John Thomas Scopes was found guilty of breaking Tennessee law, because he taught his students the theory of evolution. This violated a statute passed the previous March, making it a misdemeanor — punishable by fine — to teach any theory that denies the story of the Divine Creation of man as taught in the Bible, and, instead, to teach that man descended from a lower order of animals.

During the course of the trial, the prosecuting attorney, William Jennings Bryan, was publicly humiliated when the defense attorney, Clarence Darrow, made Bryan his sole witness, and Bryan was unable to respond to Darrow's questioning about the literal translation of the Bible without contradicting himself. Although Bryan won the trial, Darrow had intentionally set the case up for appeal, and Bryan never recovered from the disgrace, dying just 5 days after the trial ended. (Read more at's Monkey Trial begins.)

Interestingly, the constitutional element of this case wasn't actually settled until 1968, when the Supreme Court ruled against a similar Arkansas law on the grounds it violated the First Amendment.

However, the teaching of creationism in the modern public school has become almost non-existent in the years that have followed the Scopes trial, in spite of its outcome. The Scopes Monkey Trial of July 1925 was the first major challenge to the teaching of creationism in the public schools.

Christians have tough choices for their children’s education, and due to the fact that many want their children to learn the biblical explanation of the creation of mankind, homeschooling has grown in popularity among this group.

With that in mind, why advocate for the teaching of evolutionary theory in the homeschool?

No matter how devout the student and his or her family, completely ignoring the teaching of evolution is a dangerous educational path because eventually, somewhere in time, the student will be confronted with the secular worldview of human existence. The repercussion of not learning both sides is a lack of preparedness of the student when faced with the challenge of defending his or her beliefs.

Recent news articles have highlighted so-called “safe spaces” on college campuses around the United States and other parts of the world.

Supposedly, these areas are protecting students from the harmful, oppressive ideas of others but, in actuality, these “safe spaces” are nullifying the First Amendment rights of students and serving to prevent students from really understanding the viewpoints of their peers.

In not allowing respectful argumentation on both sides of controversial topics, colleges are encouraging and perpetuating the practices of stereotyping, name-calling, and bullying.

"Safe spaces" do not promote understanding because there is no dialog taking place. Furthermore, the mere idea of "safe spaces" encourages the notion that people must hide if they are being bullied for thinking or feeling a way that is not the accepted social norm.

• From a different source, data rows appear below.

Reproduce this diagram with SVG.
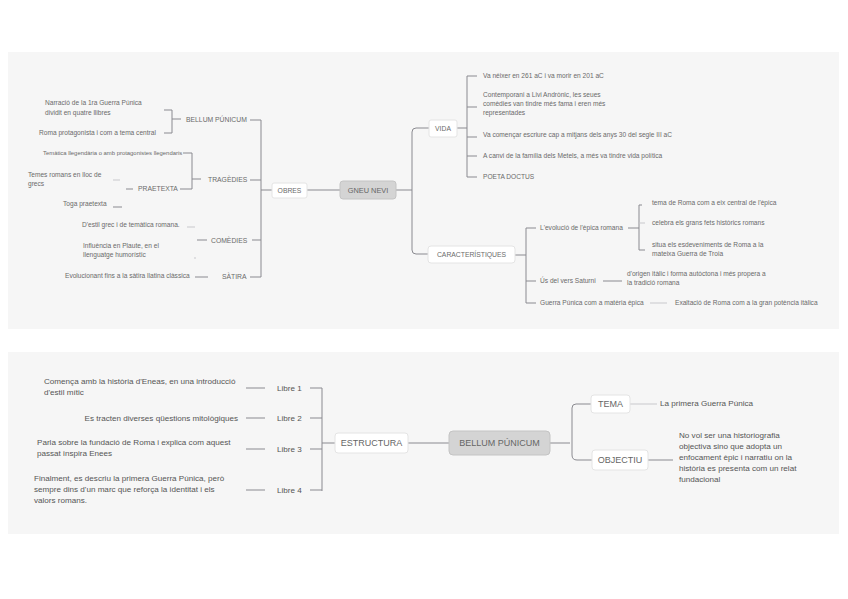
<svg xmlns="http://www.w3.org/2000/svg" width="848" height="599" viewBox="0 0 848 599">
<style>
.bg{fill:#f6f6f6}
.ln{fill:none;stroke:#8a8a90;stroke-width:1}
.fl{fill:none;stroke:#c8c8cc;stroke-width:1}
.t{font-family:"Liberation Sans",Arial,sans-serif;font-size:6.6px;fill:#6a6a6a}
.t7{font-family:"Liberation Sans",Arial,sans-serif;font-size:6.8px;fill:#6a6a6a}
.b{font-family:"Liberation Sans",Arial,sans-serif;font-size:8.1px;fill:#555}
.box{fill:#fff;stroke:#e4e4e4;stroke-width:1}
.root{fill:#d4d4d4;stroke:#c4c4c4;stroke-width:1}
.rt{font-family:"Liberation Sans",Arial,sans-serif;font-size:7.4px;fill:#666;text-anchor:middle}
.rb{font-family:"Liberation Sans",Arial,sans-serif;font-size:9px;fill:#666;text-anchor:middle}
</style>
<rect class="bg" x="8" y="52" width="831" height="277"/>
<rect class="bg" x="8" y="352" width="831" height="182"/>

<g id="connectors">
<path class="ln" d="M307 190 H340"/>
<path class="ln" d="M261 190 H272"/>
<path class="ln" d="M261 120 V277"/>
<path class="ln" d="M250 120 H261 M250 180 H261 M252 240 H261 M250 277 H261"/>
<path class="ln" d="M164 110 H172 V133 H164 M172 119 H181"/>
<path class="ln" d="M183 153 H192 V189 H180 M192 179 H201"/>
<path class="fl" d="M113 180 H120"/>
<path class="ln" d="M126 189 H133"/>
<path class="ln" d="M113 207 H122"/>
<path class="fl" d="M187 227 H195 M195 257 V259"/>
<path class="ln" d="M197 240 H207"/>
<path class="ln" d="M195 277 H208"/>
<path class="ln" d="M396 190 H412 M430 128 H416 Q412 128 412 132 V250 Q412 254 416 254 H428"/>
<path class="ln" d="M457 128 H467 M467 76 V177 M467 76 H477 M467 107 H477 M467 137 H477 M467 156 H477 M467 177 H477"/>
<path class="ln" d="M515 255 H526 M526 228 V303 M526 228 H536 M526 281 H536 M526 303 H536"/>
<path class="ln" d="M628 228 H639 M639 205 V250 M639 205 H642 M639 250 H645"/>
<path class="fl" d="M639 223 H645"/>
<path class="ln" d="M603 281 H622"/>
<path class="fl" d="M650 303 H667"/>
<path class="ln" d="M246 388 H265 M246 418 H265 M246 449 H265 M246 490 H265"/>
<path class="ln" d="M310 388 H322 M310 418 H322 M310 449 H322 M310 490 H322 M322 388 V491"/>
<path class="ln" d="M322 443 H335 M408 443 H449 M550 443 H570"/>
<path class="ln" d="M591 404 H576 Q572 404 572 408 V455 Q572 460 577 460 H592"/>
<path class="fl" d="M630 404 H657"/>
<path class="ln" d="M648 460 H673"/>
</g>

<g id="gneu-nevi"><rect class="root" x="340" y="181" width="56" height="18" rx="3"/><text class="rt" x="368" y="192.6">GNEU NEVI</text></g>
<g id="obres"><rect class="box" x="272" y="183" width="35" height="15" rx="2"/><text class="t7" x="289.5" y="192.6" text-anchor="middle">OBRES</text></g>
<g id="vida"><rect class="box" x="429" y="120" width="28" height="17" rx="2"/><text class="t7" x="443" y="130.6" text-anchor="middle">VIDA</text></g>
<g id="caracteristiques"><rect class="box" x="428" y="246" width="87" height="17" rx="3"/><text class="t7" x="471.5" y="257" text-anchor="middle">CARACTERÍSTIQUES</text></g>

<g id="bellum-top"><text class="t7" x="186" y="121.5">BELLUM PÚNICUM</text></g>
<g id="narracio"><text class="t" x="45" y="105">Narració de la 1ra Guerra Púnica</text><text class="t" x="45" y="115">dividit en quatre llibres</text></g>
<g id="roma-prot"><text class="t" x="39" y="135">Roma protagonista i com a tema central</text></g>
<g id="tragedies"><text class="t7" x="208" y="181.5">TRAGÈDIES</text></g>
<g id="tematica"><text class="t" x="43" y="155" style="font-size:5.9px">Temàtica llegendària o amb protagonistes llegendaris</text></g>
<g id="temes-romans"><text class="t" x="28" y="177">Temes romans en lloc de</text><text class="t" x="28" y="186">grecs</text></g>
<g id="praetexta"><text class="t7" x="138" y="191">PRAETEXTA</text></g>
<g id="toga"><text class="t" x="63" y="206">Toga praetexta</text></g>
<g id="estil-grec"><text class="t" x="82" y="227">D'estil grec i de temàtica romana.</text></g>
<g id="influencia"><text class="t" x="83" y="248">Influència en Plaute, en el</text><text class="t" x="83" y="257">llenguatge humorístic</text></g>
<g id="comedies"><text class="t7" x="211" y="242.5">COMÈDIES</text></g>
<g id="evolucionant"><text class="t" x="65" y="278">Evolucionant fins a la sàtira llatina clàssica</text></g>
<g id="satira"><text class="t7" x="222" y="279">SÀTIRA</text></g>

<g id="vida-1"><text class="t" x="483" y="78">Va néixer en 261 aC i va morir en 201 aC</text></g>
<g id="vida-2"><text class="t" x="483" y="97">Contemporani a Livi Andrònic, les seues</text><text class="t" x="483" y="106">comèdies van tindre més fama i eren més</text><text class="t" x="483" y="115">representades</text></g>
<g id="vida-3"><text class="t" x="483" y="137">Va començar escriure cap a mitjans dels anys 30 del segle III aC</text></g>
<g id="vida-4"><text class="t" x="483" y="158">A canvi de la família dels Metels, a més va tindre vida política</text></g>
<g id="vida-5"><text class="t" x="483" y="179">POETA DOCTUS</text></g>

<g id="evolucio"><text class="t" x="540" y="230">L'evolució de l'èpica romana</text></g>
<g id="tema-roma"><text class="t" x="652" y="205">tema de Roma com a eix central de l'èpica</text></g>
<g id="celebra"><text class="t" x="652" y="225">celebra els grans fets històrics romans</text></g>
<g id="situa"><text class="t" x="652" y="247">situa els esdeveniments de Roma a la</text><text class="t" x="652" y="256">mateixa Guerra de Troia</text></g>
<g id="us-vers"><text class="t" x="540" y="283">Ús del vers Saturni</text></g>
<g id="origen"><text class="t" x="627" y="276">d'origen itàlic i forma autòctona i més propera a</text><text class="t" x="627" y="285">la tradició romana</text></g>
<g id="guerra-punica"><text class="t" x="540" y="305">Guerra Púnica com a matèria èpica</text></g>
<g id="exaltacio"><text class="t" x="675" y="305">Exaltació de Roma com a la gran potència itàlica</text></g>

<g id="bellum-root"><rect class="root" x="449" y="431" width="101" height="24" rx="4"/><text class="rb" x="499.5" y="446">BELLUM PÚNICUM</text></g>
<g id="estructura"><rect class="box" x="335" y="433" width="73" height="20" rx="3"/><text class="rb" x="371.5" y="446">ESTRUCTURA</text></g>
<g id="tema"><rect class="box" x="591" y="395" width="39" height="18" rx="3"/><text class="rb" x="610.5" y="407">TEMA</text></g>
<g id="objectiu"><rect class="box" x="592" y="450" width="56" height="20" rx="3"/><text class="rb" x="620" y="463">OBJECTIU</text></g>
<g id="libre-1"><text class="b" x="277" y="390.5">Libre 1</text></g>
<g id="libre-2"><text class="b" x="277" y="420.5">Libre 2</text></g>
<g id="libre-3"><text class="b" x="277" y="451.5">Libre 3</text></g>
<g id="libre-4"><text class="b" x="277" y="492.5">Libre 4</text></g>
<g id="comenca"><text class="b" x="44" y="384">Comença amb la història d'Eneas, en una introducció</text><text class="b" x="44" y="395">d'estil mític</text></g>
<g id="tracten"><text class="b" x="238" y="420.5" text-anchor="end">Es tracten diverses qüestions mitològiques</text></g>
<g id="parla"><text class="b" x="37" y="444.5">Parla sobre la fundació de Roma i explica com aquest</text><text class="b" x="37" y="455.5">passat inspira Enees</text></g>
<g id="finalment"><text class="b" x="34" y="481">Finalment, es descriu la primera Guerra Púnica, però</text><text class="b" x="34" y="492">sempre dins d'un marc que reforça la identitat i els</text><text class="b" x="34" y="503">valors romans.</text></g>
<g id="primera"><text class="b" x="660" y="405.5">La primera Guerra Púnica</text></g>
<g id="no-vol"><text class="b" x="679" y="437.5">No vol ser una historiografia</text><text class="b" x="679" y="448.5">objectiva sino que adopta un</text><text class="b" x="679" y="459.5">enfocament èpic i narratiu on la</text><text class="b" x="679" y="470.5">història es presenta com un relat</text><text class="b" x="679" y="481.5">fundacional</text></g>
</svg>
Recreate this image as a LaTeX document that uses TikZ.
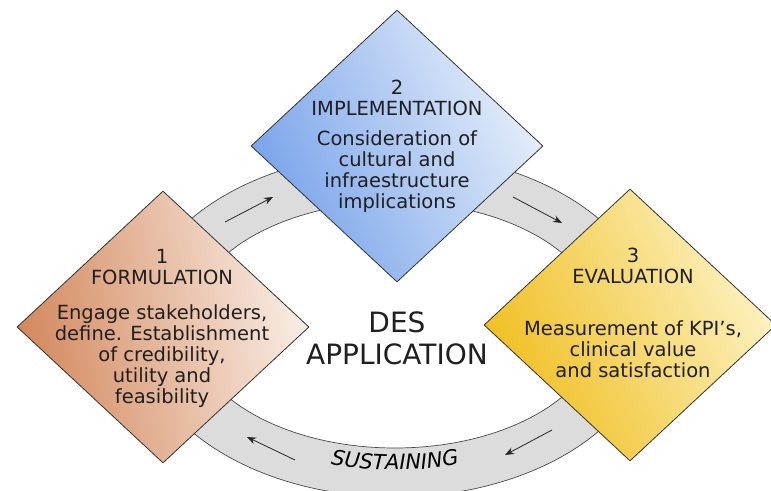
\documentclass[tikz,border=0pt]{standalone}
\usepackage{fontspec}
\setmainfont{DejaVu Sans}
\newfontfamily\ringfont{DejaVu Sans}[LetterSpace=6]
\usetikzlibrary{shapes.geometric,arrows.meta,decorations.text}

\definecolor{formdark}{HTML}{D3885C}
\definecolor{formlight}{HTML}{FAEEE6}
\definecolor{impldark}{HTML}{76A2EA}
\definecolor{impllight}{HTML}{E8F0FB}
\definecolor{evaldark}{HTML}{F0BE1E}
\definecolor{evallight}{HTML}{FDF3C6}
\definecolor{ringgray}{HTML}{DCDCDC}
\definecolor{ringline}{HTML}{4A4A4A}

\tikzset{
  phase/.style={shape=diamond, draw=black!80, line width=0.8pt,
    minimum width=292pt, minimum height=272pt, inner sep=0pt},
  phasetext/.style={align=center, text=black!88,
    font=\fontsize{19.5}{21}\selectfont},
  flow/.style={-{Stealth[length=9pt,width=7pt]}, line width=0.8pt, black!85}
}

\begin{document}
\begin{tikzpicture}[x=1pt,y=1pt]
\clip (0,0) rectangle (771,490);
\fill[white] (0,0) rectangle (771,490);

% the ring
\coordinate (ctr) at (395,165);
\fill[ringgray, even odd rule] (ctr) ellipse [x radius=259, y radius=172]
  (ctr) ellipse [x radius=206, y radius=123];
\draw[ringline, line width=0.7pt] (ctr) ellipse [x radius=259, y radius=172];
\draw[ringline, line width=0.7pt] (ctr) ellipse [x radius=206, y radius=123];

\path[decorate, decoration={text along path, text align=center,
    text={|\ringfont\fontsize{21}{21}\selectfont\itshape|SUSTAINING}}]
  (ctr) ++(240:232 and 145) arc [start angle=240, end angle=300,
    x radius=232, y radius=145];

% flow arrows on the ring
\coordinate (up1a) at (225,268);
\coordinate (up1b) at (273,293);
\coordinate (up2a) at (513,293);
\coordinate (up2b) at (562,267);
\coordinate (lo1a) at (552,60);
\coordinate (lo1b) at (505,35);
\coordinate (lo2a) at (295,30);
\coordinate (lo2b) at (247,53);
\draw[flow] (up1a) -- (up1b);
\draw[flow] (up2a) -- (up2b);
\draw[flow] (lo1a) -- (lo1b);
\draw[flow] (lo2a) -- (lo2b);

% the three phases
\node[phase, top color=formlight, bottom color=formdark, shading angle=-80]
  (form) at (163,163) {};
\node[phase, top color=impllight, bottom color=impldark, shading angle=-65]
  (impl) at (397,344) {};
\node[phase, top color=evallight, bottom color=evaldark, shading angle=-65]
  (eval) at (630,165) {};

\node[phasetext] (formtext) at (162,162)
  {1\\FORMULATION\\[14pt]Engage stakeholders,\\define. Establishment\\of credibility,\\utility and\\feasibility};
\node[phasetext] (impltext) at (397,344)
  {2\\IMPLEMENTATION\\[9pt]Consideration of\\cultural and\\infraestructure\\implications};
\node[phasetext] (evaltext) at (633,177)
  {3\\EVALUATION\\[31pt]Measurement of KPI's,\\clinical value\\and satisfaction};

\node[align=center, text=black!88, font=\fontsize{28}{32}\selectfont]
  (des) at (397,152) {DES\\APPLICATION};

\end{tikzpicture}
\end{document}
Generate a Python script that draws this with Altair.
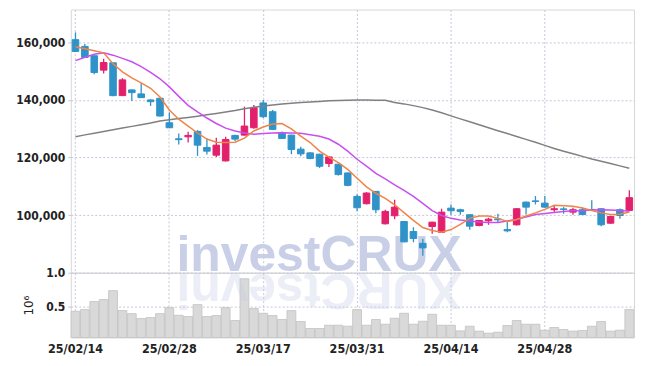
import altair as alt
import pandas as pd

dates = ["25/02/14","25/02/17","25/02/18","25/02/19","25/02/20","25/02/21","25/02/24","25/02/25","25/02/26","25/02/27","25/02/28",
         "25/03/04","25/03/05","25/03/06","25/03/07","25/03/10","25/03/11","25/03/12","25/03/13","25/03/14","25/03/17",
         "25/03/18","25/03/19","25/03/20","25/03/21","25/03/24","25/03/25","25/03/26","25/03/27","25/03/28","25/03/31",
         "25/04/01","25/04/02","25/04/03","25/04/04","25/04/07","25/04/08","25/04/09","25/04/10","25/04/11","25/04/14",
         "25/04/15","25/04/16","25/04/17","25/04/18","25/04/21","25/04/22","25/04/23","25/04/24","25/04/25","25/04/28",
         "25/04/29","25/04/30","25/05/02","25/05/07","25/05/08","25/05/09","25/05/12","25/05/13","25/05/14"]

opens = [160870,158540,155300,150310,152860,141470,143450,142060,139970,140560,
         132060,126500,127180,129060,123490,120810,118820,127670,127770,130320,
         138920,135890,128570,127770,122900,121610,121150,117910,117670,114640,
         106520,103980,108260,97010,99800,97810,94330,90250,96070,94080,
         102440,101890,100150,96420,98050,98680,95020,96660,104530,104950,
         104190,101890,102170,101050,101890,101990,102230,97220,101890,101640]
highs = [163400,159370,155400,154250,152900,147530,143600,145780,140200,140700,
         135680,128370,128920,129480,126620,126830,127180,127900,137630,138230,
         139970,136480,129000,127900,123700,121800,121300,120400,117800,114800,
         107220,108000,108400,101890,105370,98000,95830,91780,97700,102230,
         103730,102230,100300,98300,99100,100490,97810,102500,104700,106630,
         106630,103380,102790,102580,102790,105200,102400,99700,102300,108610]
lows = [156600,154500,148920,149130,141250,141300,139620,140700,137880,134200,
        130200,124530,125230,120560,121050,120210,118600,125690,127600,130000,
        133700,129500,126400,121150,120450,119400,116380,116730,113730,110000,
        101400,103700,100700,96800,98610,90600,90600,85960,93520,93900,
        100150,100150,94920,96200,96660,97570,94080,96400,100250,103730,
        102600,101050,100490,100150,100100,101540,96180,97000,98750,101400]
closes = [156800,154700,149480,152960,141470,146930,142510,140770,139370,134390,
          130320,126200,127670,124290,122200,124290,126270,126380,130910,137290,
          134150,129760,126620,122790,121260,119660,116970,120210,114080,110350,
          102580,107670,101890,101300,102790,90740,91890,88650,97570,101050,
          101540,101300,96180,98160,98610,98400,94570,102230,102790,104780,
          102790,102230,101990,101890,100250,101820,96660,99550,99900,106070]
volumes = [0.426,0.451,0.57,0.60,0.733,0.436,0.39,0.317,0.332,0.39,
           0.48,0.366,0.347,0.525,0.347,0.362,0.48,0.288,0.91,0.466,
           0.396,0.362,0.303,0.436,0.273,0.169,0.169,0.218,0.218,0.203,
           0.451,0.218,0.303,0.233,0.322,0.396,0.233,0.277,0.381,0.218,
           0.218,0.134,0.203,0.13,0.10,0.114,0.213,0.288,0.233,0.233,
           0.144,0.184,0.154,0.13,0.139,0.203,0.273,0.13,0.144,0.451]
ma_short = [158400,157700,157000,156300,152500,149700,147600,145900,144000,141000,
            136500,133300,130900,128500,126400,125300,125200,125300,126700,129200,
            130600,131600,131800,129900,127400,125200,122200,120100,118200,115900,
            112800,109800,107600,105800,103600,100900,98200,95700,94700,94100,
            95000,96800,98900,99700,99700,98900,97800,98500,99700,100800,
            102000,103400,103300,103100,102500,101600,100800,100200,100300,101100]
ma_mid = [153600,154800,155800,156300,155500,154400,153200,151500,149500,147300,
          144500,141200,138100,135800,133700,131800,130200,129200,128500,128100,
          128300,128500,128600,128500,128400,127900,127400,126400,124600,122200,
          119400,117000,114500,112600,110500,108600,106500,104100,101600,99900,
          98900,98300,98000,97600,97500,97500,98000,98500,99400,100200,
          100600,100900,101300,101500,101600,101800,101900,101800,101600,101400]
ma_long = [127200,127850,128450,129000,129600,130200,130800,131400,132000,132700,
           133100,133500,133900,134350,134800,135300,135800,136300,136900,137400,
           137900,138250,138550,138800,139050,139250,139450,139650,139800,139900,
           139950,139950,139900,139850,139100,138600,138000,137300,136500,135500,
           134450,133400,132400,131350,130300,129300,128300,127300,126300,125300,
           124200,123100,122200,121300,120400,119500,118700,117900,117100,116300]
label_dates = ["25/02/14","25/02/28","25/03/17","25/03/31","25/04/14","25/04/28"]
price_ticks = [100000, 120000, 140000, 160000]
volume_ticks = [0.5, 1.0]

RED = "#e2206c"
BLUE = "#2f93c9"
GRID = "#c6c6dc"
FONT = "DejaVu Sans Condensed"
WM = "#c8cfe7"

df = pd.DataFrame({
    "date": dates, "open": opens, "high": highs, "low": lows, "close": closes,
    "volume": volumes, "ma_short": ma_short, "ma_mid": ma_mid, "ma_long": ma_long,
})
df["dir"] = ["up" if c >= o else "down" for o, c in zip(opens, closes)]

W = 565
PH = 264
VH = 65

dir_scale = alt.Scale(domain=["up", "down"], range=[RED, BLUE])
color = alt.Color("dir:N", scale=dir_scale, legend=None)
x_price = alt.X("date:O", sort=dates,
                scale=alt.Scale(paddingInner=0.3, paddingOuter=0.15),
                axis=alt.Axis(values=label_dates, labels=False, ticks=False, domain=False,
                              title=None, grid=True, gridColor=GRID, gridDash=[2, 2],
                              labelPadding=0, minExtent=0, maxExtent=0))
y_scale = alt.Scale(domain=[80040, 171320], zero=False, nice=False)

base = alt.Chart(df)

watermark = alt.Chart(pd.DataFrame({"t": ["investCRUX"]})).mark_text(
    font="Liberation Sans", fontWeight="bold", fontSize=50, color=WM,
    align="center", baseline="alphabetic"
).encode(x=alt.value(249), y=alt.value(262), text="t:N")

wicks = base.mark_rule(strokeWidth=1.3).encode(
    x=x_price,
    y=alt.Y("low:Q", scale=y_scale,
            axis=alt.Axis(values=price_ticks, format=",d", title=None, grid=True,
                          gridColor=GRID, gridDash=[2, 2], domain=False, tickSize=3,
                          tickColor=GRID, labelPadding=3)),
    y2="high:Q",
    color=color,
)
bodies = base.mark_bar(strokeWidth=1).encode(
    x=alt.X("date:O", sort=dates),
    y=alt.Y("open:Q", scale=y_scale),
    y2="close:Q",
    color=color,
    stroke=alt.Stroke("dir:N", scale=dir_scale, legend=None),
)
line_long = base.mark_line(color="#808080", strokeWidth=1.5).encode(
    x=alt.X("date:O", sort=dates), y=alt.Y("ma_long:Q", scale=y_scale))
line_mid = base.mark_line(color="#c84ff0", strokeWidth=1.5).encode(
    x=alt.X("date:O", sort=dates), y=alt.Y("ma_mid:Q", scale=y_scale))
line_short = base.mark_line(color="#f08448", strokeWidth=1.5).encode(
    x=alt.X("date:O", sort=dates), y=alt.Y("ma_short:Q", scale=y_scale))

price = alt.layer(watermark, wicks, bodies, line_long, line_mid, line_short).properties(
    width=W, height=PH)

vbars = base.mark_bar(color="#d9d9d9", stroke="#c2c2c2", strokeWidth=0.8).encode(
    x=alt.X("date:O", sort=dates,
            scale=alt.Scale(paddingInner=0.06, paddingOuter=0.03),
            axis=alt.Axis(values=label_dates, labelAngle=0, ticks=False, domain=False,
                          title=None, grid=True, gridColor=GRID, gridDash=[2, 2],
                          labelPadding=5, labelFontSize=12.5)),
    y=alt.Y("volume:Q", scale=alt.Scale(domain=[0.035, 1.0], nice=False, zero=False),
            axis=alt.Axis(values=volume_ticks, format=".1f", title="10⁶", grid=True,
                          gridColor=GRID, gridDash=[2, 2], domain=False, tickSize=3,
                          tickColor=GRID, labelPadding=3, titlePadding=10,
                          titleFontWeight="normal", titleFontSize=12,
                          titleFont="DejaVu Sans")),
    y2=alt.datum(0.035),
)
reflection = alt.Chart(pd.DataFrame({"t": ["XURCtsevni"]})).mark_text(
    font="Liberation Sans", fontWeight="bold", fontSize=50, color=WM, opacity=0.35,
    align="center", baseline="alphabetic", angle=180
).encode(x=alt.value(249), y=alt.value(1), text="t:N")

volume = alt.layer(vbars, reflection).properties(width=W, height=VH)

chart = alt.vconcat(price, volume, spacing=0, bounds="flush").properties(
    padding={"left": 7, "top": 0, "right": 2, "bottom": 5}
).configure_view(stroke="#d8d8d8").configure_axis(
    labelFont=FONT, labelFontSize=12, labelColor="#222", labelFontWeight="bold",
    titleColor="#222"
)

chart.save("out.html", embed_options={"renderer": "svg", "actions": False})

These are not realistic life lessons for anyone on either side of the confines of these spaces. The world is not a “safe space” where everyone will espouse the same beliefs, and a generation of young people who cannot articulate rational reasoning is quickly becoming the generation who becomes disillusioned when the circumstances of life aren’t cooperating with their ideologies.

Likewise, the Christian homeschool that does not expose children to contrary arguments runs a very real risk of not equipping the student for challenges to the Christian faith. William Jennings Bryan, as sincere and genuine as he was in his belief in God, was simply not prepared to respond when Darrow called his faith in the validity of the Bible into question.